* begin Input for this task *

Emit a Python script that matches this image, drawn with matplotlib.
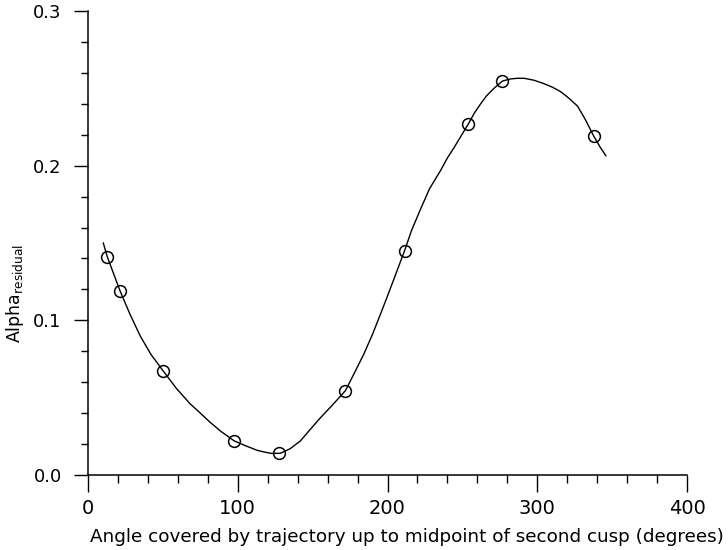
import numpy as np
import matplotlib
matplotlib.use("Agg")
import matplotlib.pyplot as plt
from matplotlib.ticker import MultipleLocator

# measured points
angle_pts = [12.9, 21.4, 50.4, 97.7, 127.3, 171.9, 211.4, 254.0, 276.7, 337.6]
alpha_pts = [0.141, 0.119, 0.067, 0.022, 0.014, 0.054, 0.145, 0.227, 0.255, 0.219]

# fitted curve through the points
curve_angle = [10.2, 12.9, 21.4, 28.0, 34.8, 42.0, 50.4, 59.0, 68.2, 75.0, 81.6,
               89.0, 97.7, 105.0, 112.8, 117.0, 122.0, 128.4, 135.0, 141.8, 148.0,
               155.2, 163.0, 171.9, 177.9, 184.1, 190.0, 195.3, 199.7, 204.2, 211.4,
               216.0, 222.1, 228.0, 235.5, 240.0, 244.4, 249.0, 254.0, 258.0, 262.2,
               266.0, 271.1, 276.7, 282.3, 286.7, 291.2, 298.0, 304.5, 310.0, 315.7,
               321.0, 326.9, 332.0, 337.6, 342.0, 345.8]
curve_alpha = [0.150, 0.141, 0.119, 0.104, 0.090, 0.078, 0.067, 0.056, 0.046, 0.040, 0.034,
               0.028, 0.022, 0.019, 0.016, 0.015, 0.014, 0.014, 0.017, 0.022, 0.029,
               0.037, 0.045, 0.0545, 0.066, 0.078, 0.091, 0.104, 0.115, 0.1265, 0.145,
               0.158, 0.172, 0.185, 0.197, 0.205, 0.2116, 0.219, 0.227, 0.234, 0.240,
               0.245, 0.250, 0.2547, 0.2561, 0.2565, 0.2565, 0.2552, 0.253, 0.2508, 0.2478,
               0.2437, 0.2385, 0.230, 0.2193, 0.212, 0.2064]

xticks = [0, 100, 200, 300, 400]
yticks = [0.0, 0.1, 0.2, 0.3]
ytick_labels = ["0.0", "0.1", "0.2", "0.3"]

fig = plt.figure(figsize=(7.28, 5.5), dpi=100)
ax = fig.add_axes([0.1209, 0.1364, 0.8228, 0.8436])

ax.plot(curve_angle, curve_alpha, color="black", lw=1.0)
ax.plot(angle_pts, alpha_pts, linestyle="none", marker="o", ms=8.5,
        mfc="none", mec="black", mew=1.1)

ax.set_xlim(0, 400)
ax.set_ylim(0, 0.3)
ax.spines["top"].set_visible(False)
ax.spines["right"].set_visible(False)
for s in ("left", "bottom"):
    ax.spines[s].set_linewidth(1.1)

ax.set_xticks(xticks)
ax.set_xticklabels([str(t) for t in xticks])
ax.set_yticks(yticks)
ax.set_yticklabels(ytick_labels)
ax.xaxis.set_minor_locator(MultipleLocator(20))
ax.yaxis.set_minor_locator(MultipleLocator(0.02))

ax.tick_params(axis="x", which="major", direction="out", length=12, width=1.0,
               labelsize=14, pad=5)
ax.tick_params(axis="x", which="minor", direction="out", length=6, width=1.0)
ax.tick_params(axis="y", which="major", direction="out", length=10, width=1.0,
               labelsize=13, pad=9)
ax.tick_params(axis="y", which="minor", direction="out", length=5, width=1.0)

ax.set_xlabel("Angle covered by trajectory up to midpoint of second cusp (degrees)",
              fontsize=13.2)
ax.xaxis.set_label_coords(0.533, -0.115)
ax.set_ylabel(r"Alpha$_{\mathrm{residual}}$", fontsize=12.5)
ax.yaxis.set_label_coords(-0.103, 0.39)

fig.savefig("out.png", dpi=100)
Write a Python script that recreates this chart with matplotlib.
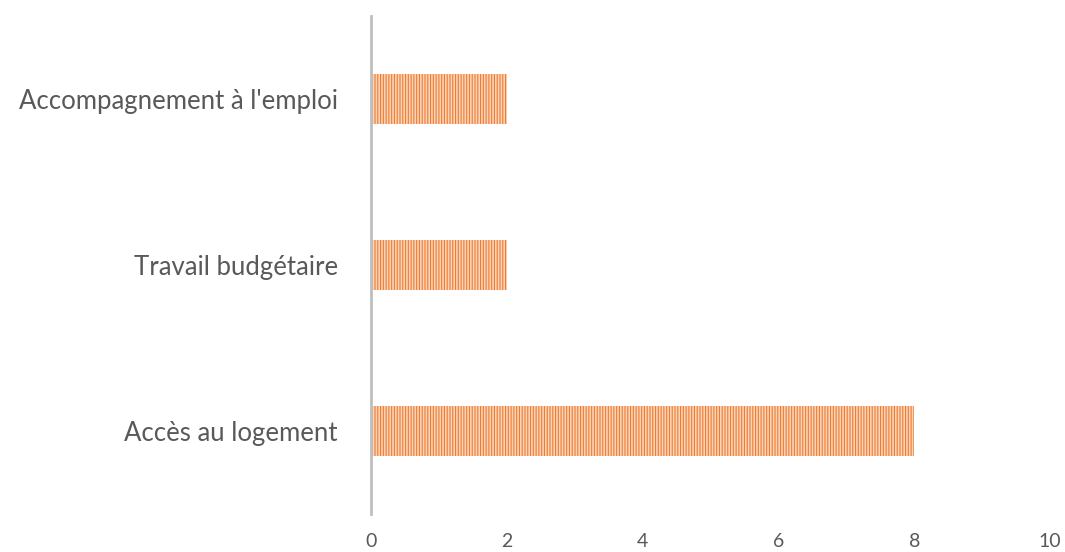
import matplotlib.pyplot as plt

categories = ["Accès au logement", "Travail budgétaire", "Accompagnement à l'emploi"]
values = [8, 2, 2]
xticks = [0, 2, 4, 6, 8, 10]

plt.rcParams['font.family'] = ['Lato', 'DejaVu Sans']
plt.rcParams['hatch.linewidth'] = 1.2
plt.rcParams['hatch.color'] = '#FAD3B8'

fig = plt.figure(figsize=(10.65, 5.52), dpi=100)
ax = fig.add_axes([0.3484, 0.0688, 0.6375, 0.9022])

bars = ax.barh(range(len(categories)), values, height=0.3,
               color='#ED7D31', hatch='||||||', linewidth=0)

ax.set_xlim(0, 10)
ax.set_ylim(-0.5, 2.5)
ax.set_xticks(xticks)
ax.set_yticks(range(len(categories)))
ax.set_yticklabels(categories)
ax.tick_params(axis='both', length=0, labelcolor='#595959')
ax.tick_params(axis='y', pad=24, labelsize=18.5)
ax.tick_params(axis='x', pad=14, labelsize=14)

for s in ['top', 'right', 'bottom']:
    ax.spines[s].set_visible(False)
ax.spines['left'].set_color('#BFBFBF')
ax.spines['left'].set_linewidth(2)

fig.savefig('out.png', dpi=100)
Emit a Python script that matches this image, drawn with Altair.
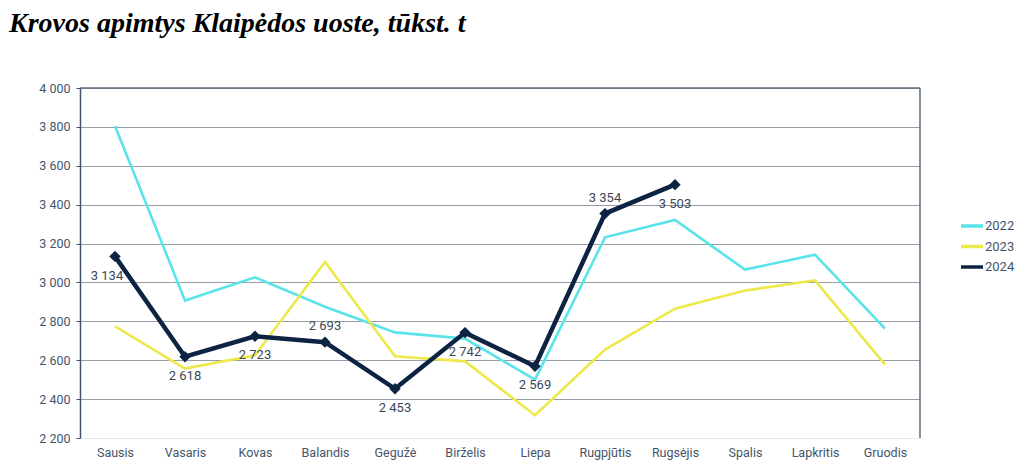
import altair as alt
import pandas as pd

MONTHS = ["Sausis", "Vasaris", "Kovas", "Balandis", "Gegužė", "Birželis",
          "Liepa", "Rugpjūtis", "Rugsėjis", "Spalis", "Lapkritis", "Gruodis"]
YEARS = ["2022", "2023", "2024"]
V2022 = [3805, 2907, 3026, 2875, 2743, 2711, 2500, 3232, 3321, 3066, 3143, 2763]
V2023 = [2774, 2557, 2625, 3105, 2620, 2594, 2317, 2655, 2865, 2958, 3011, 2577]
V2024 = [3134, 2618, 2723, 2693, 2453, 2742, 2569, 3354, 3503]
LABEL_ABOVE = ["Balandis", "Rugpjūtis"]
LABEL_LEFT = ["Sausis"]
Y_TICKS = list(range(2200, 4001, 200))
COLORS = ["#5BE3EA", "#EDE94C", "#0C2442"]

rows = []
for year, vals in zip(YEARS, [V2022, V2023, V2024]):
    for m, v in zip(MONTHS, vals):
        pos = "above" if m in LABEL_ABOVE else ("left" if m in LABEL_LEFT else "below")
        rows.append({"month": m, "year": year, "value": v, "pos": pos})
df = pd.DataFrame(rows)

AX = "#44546A"
FONT = "Roboto"

x_enc = alt.X("month:N", sort=MONTHS, title=None,
              scale=alt.Scale(type="point", padding=0.5),
              axis=alt.Axis(labelAngle=0, ticks=False, domainColor="#E3E9EE",
                            labelPadding=8, labelFontSize=12.5, labelColor=AX,
                            labelFont=FONT, grid=False))
y_enc = alt.Y("value:Q", title=None,
              scale=alt.Scale(domain=[2200, 4000], nice=False, zero=False),
              axis=alt.Axis(values=Y_TICKS, grid=True, gridDash=[1, 1],
                            gridColor="#2E3A4A", gridWidth=1, labelOverlap=False,
                            domainColor=AX, domainWidth=1.5, tickColor=AX,
                            tickSize=4, labelPadding=6, labelFontSize=12.5,
                            labelColor=AX, labelFont=FONT,
                            labelExpr="replace(format(datum.value, ','), ',', ' ')"))

color_enc = alt.Color("year:N", scale=alt.Scale(domain=YEARS, range=COLORS),
                      legend=alt.Legend(title=None, orient="none", legendX=879,
                                        legendY=125, symbolType="stroke",
                                        symbolSize=484, symbolStrokeWidth=3.5,
                                        labelFontSize=13, labelColor=AX,
                                        labelFont=FONT, rowPadding=0.5,
                                        labelOffset=0, padding=0))

base = alt.Chart(df)

lines_old = base.transform_filter("datum.year != '2024'").mark_line(strokeWidth=2.6).encode(
    x=x_enc, y=y_enc, color=color_enc)
line_new = base.transform_filter("datum.year == '2024'").mark_line(strokeWidth=4.5).encode(
    x=x_enc, y=y_enc, color=color_enc)

pts = base.transform_filter("datum.year == '2024'").mark_point(
    shape="diamond", filled=True, size=130, color=COLORS[2], opacity=1
).encode(x=x_enc, y=y_enc)

lab_common = dict(fontSize=13, font=FONT, color="#3A4757")


def labels(pos, **kw):
    return base.transform_filter(
        f"datum.year == '2024' && datum.pos == '{pos}'"
    ).transform_calculate(
        lab="replace(format(datum.value, ','), ',', ' ')"
    ).mark_text(**kw, **lab_common).encode(x=x_enc, y=y_enc, text="lab:N")


labels_below = labels("below", dy=19)
labels_above = labels("above", dy=-16)
labels_left = labels("left", dy=20, dx=-8)

frame = alt.Data(values=[{"f": 1}])
top_rule = alt.Chart(frame).mark_rule(color="#5B6B7B", strokeWidth=1.5).encode(
    x=alt.value(0), x2=alt.value(840), y=alt.value(0))
right_rule = alt.Chart(frame).mark_rule(color="#5B6B7B", strokeWidth=1.5).encode(
    x=alt.value(840), y=alt.value(0), y2=alt.value(350))

chart = alt.layer(lines_old, line_new, pts, labels_below, labels_above, labels_left,
                  top_rule, right_rule).properties(
    width=840, height=350,
    title=alt.TitleParams("Krovos apimtys Klaipėdos uoste, tūkst. t", anchor="start",
                          frame="group", dx=-71, offset=22, font="Liberation Serif",
                          fontSize=28, fontStyle="italic", fontWeight="bold",
                          color="#000000", baseline="alphabetic"),
    padding={"left": 72, "top": 80, "right": 96, "bottom": 24},
    autosize=alt.AutoSizeParams(type="none"),
).configure_view(stroke=None)

chart.save("out.html", embed_options={"renderer": "svg", "actions": False})
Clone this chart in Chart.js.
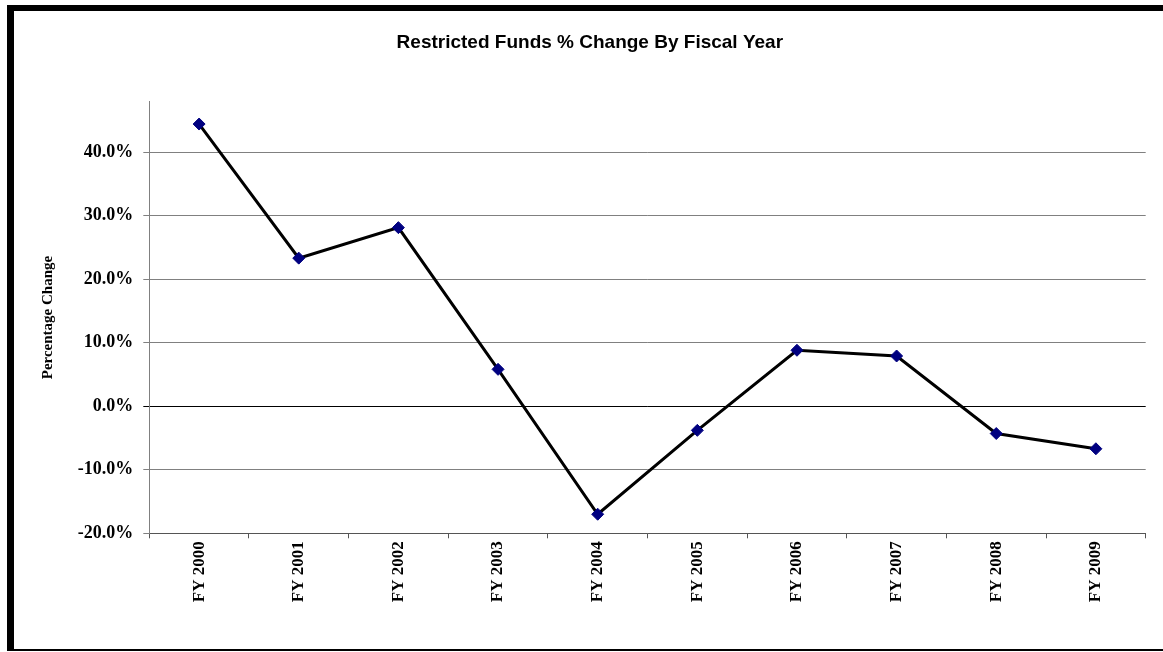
<!DOCTYPE html>
<html>
<head>
<meta charset="utf-8">
<script src="https://cdn.jsdelivr.net/npm/chart.js@4"></script>
<style>
  html, body { margin: 0; padding: 0; background: #fff; overflow: hidden; }
  #wrap { position: relative; width: 1163px; height: 652px; }
  #frame {
    position: absolute; left: 7px; top: 5px; width: 1200px; height: 646px;
    box-sizing: border-box; border-top: 6px solid #000; border-left: 7px solid #000;
    border-bottom: 2px solid #000; pointer-events: none;
  }
</style>
</head>
<body>
<div id="wrap">
  <canvas id="chart" width="1163" height="652"></canvas>
  <div id="frame"></div>
</div>
<script>
// Fiscal years and % change
const years = ['FY 2000', 'FY 2001', 'FY 2002', 'FY 2003', 'FY 2004',
               'FY 2005', 'FY 2006', 'FY 2007', 'FY 2008', 'FY 2009']
const pctChange = [44.4, 23.3, 28.1, 5.8, -17.0, -3.8, 8.8, 7.9, -4.3, -6.7]
const yTicks = [-20, -10, 0, 10, 20, 30, 40]

const serif = 'Liberation Serif, Times New Roman, serif'

new Chart(document.getElementById('chart'), {
  type: 'line',
  data: {
    labels: years,
    datasets: [{
      label: 'Restricted Funds',
      data: pctChange,
      borderColor: '#000',
      borderWidth: 3,
      tension: 0,
      pointStyle: 'rectRot',
      pointRadius: 6,
      pointBackgroundColor: '#000080',
      pointBorderColor: '#000080',
      pointBorderWidth: 1
    }]
  },
  options: {
    responsive: false,
    animation: false,
    layout: { padding: { left: 34, right: 17.3, top: 0, bottom: 0 } },
    plugins: {
      legend: { display: false },
      tooltip: { enabled: false },
      title: {
        display: true,
        text: 'Restricted Funds % Change By Fiscal Year',
        color: '#000',
        font: { family: 'Liberation Sans, Arial, sans-serif', size: 19, weight: 'bold' },
        padding: { top: 31, bottom: 48 }
      }
    },
    scales: {
      x: {
        offset: true,
        grid: { display: true, offset: true, drawOnChartArea: false, drawTicks: true, tickLength: 5, color: '#555' },
        border: { color: '#555', width: 1 },
        ticks: {
          autoSkip: false, maxRotation: 90, minRotation: 90, padding: 3,
          color: '#000', font: { family: serif, size: 17, weight: 'bold' }
        },
        afterFit: (scale) => { scale.height = 118.7 }
      },
      y: {
        min: -20,
        max: 47.9,
        afterBuildTicks: (scale) => { scale.ticks = yTicks.map(v => ({ value: v })) },
        grid: {
          color: (ctx) => (ctx.tick && ctx.tick.value === 0) ? '#000' : '#808080',
          tickLength: 6
        },
        border: { color: '#808080', width: 1 },
        ticks: {
          padding: 10,
          color: '#000',
          font: { family: serif, size: 18, weight: 'bold' },
          callback: (v) => v.toFixed(1) + '%'
        },
        title: {
          display: true,
          text: 'Percentage Change',
          color: '#000',
          font: { family: serif, size: 15, weight: 'bold' },
          padding: { top: 5, bottom: 0 }
        },
        afterFit: (scale) => { scale.width = 115.3 }
      }
    }
  }
})
</script>
</body>
</html>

* end Input for this task *

Request =>
Omit every picture, and please return the entries exactly from the first line through the line with "0.227, 0.255, 0.219]", both included.

Solution for this task =>
Emit a Python script that matches this image, drawn with matplotlib.
import numpy as np
import matplotlib
matplotlib.use("Agg")
import matplotlib.pyplot as plt
from matplotlib.ticker import MultipleLocator

# measured points
angle_pts = [12.9, 21.4, 50.4, 97.7, 127.3, 171.9, 211.4, 254.0, 276.7, 337.6]
alpha_pts = [0.141, 0.119, 0.067, 0.022, 0.014, 0.054, 0.145, 0.227, 0.255, 0.219]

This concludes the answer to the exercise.